Это, впрочем, не помешало дипломатичному ученому процветать в Академии. В свое время он стал полноправным академиком, учредил при здании академии свою особую астрономическую обсерваторию, читал лекции на высших женских курсах[206] и занимался своими выдающимися теоретическими исследованиями.
По назначении в Пулково О. А. Баклунд сумел разумной тактикой успокоить взбаламутившееся при Бредихине море. Мягко действуя по внешности, он все же держал обсерваторию в повиновении. При нем окончательно сгладились шероховатости в отношениях между русской и немецкой группами астрономов. Вместе с тем Баклунд ни в чем не давал повода обвинять себя в антирусской политике.
Пробыл он директором обсерватории долгий ряд лет. Личными научными трудами он всем импонировал, тем более что О. А. высоко ценился и в заграничном ученом мире. Ему удалось достичь того, к чему в глубине души стремился, однако без полного успеха, и Ф. А. Бредихин: стать признанным мировым лидером астрономии, по примеру первого директора обсерватории В. Я. Струве.

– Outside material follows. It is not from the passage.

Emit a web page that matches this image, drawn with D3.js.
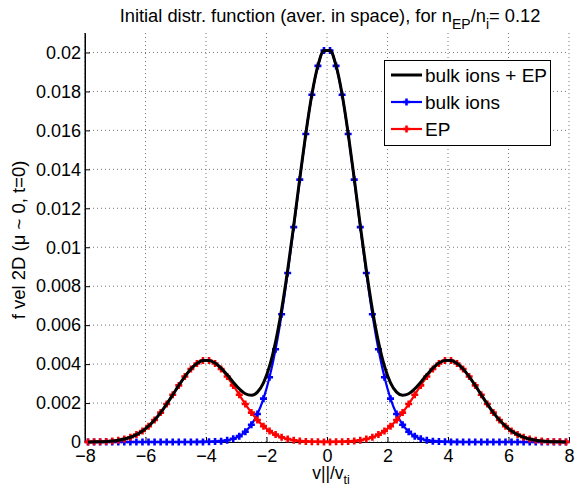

О. А. Баклунду принадлежит заслуга значительного расширения Пулковской обсерватории. Сперва возникло отделение в Одессе, перешедшее затем в присоединенную к Пулкову Николаевскую обсерваторию. Затем образовалось пулковское отделение в Симеизе, в Крыму. И вообще при нем обсерватория расцвела.
Умер О. А. внезапно, и его смерть вызвала среди пулковцев искреннее сожаление.
Старейшим по возрасту в нерусской группе астрономов был Макс Олаевич Нюрен, или иначе Магнус Нюрен. Швед по происхождению, он держался немецкой ориентации. Несомненно, что перед астрономией за ним были большие заслуги, и держал он себя, как большой астрономический генерал.
Знал я его, живя в одной и той же обсерватории, около двух лет. И мне почти нечего о нем сказать. Кроме коротких приветствий при встречах, мы не обменялись за это время ни одним словом. И то же происходило и с другими русскими. С ними он вне службы не соприкасался, семья его также жила от нас изолированно. Можно было догадываться, что Россию и русских он презирает, но от России он брал без стеснения все, что только удавалось взять. Доходило до крайностей, вызывавших возмущение в Пулкове. Он открыто повернулся спиной к России, всем от нее пользуясь.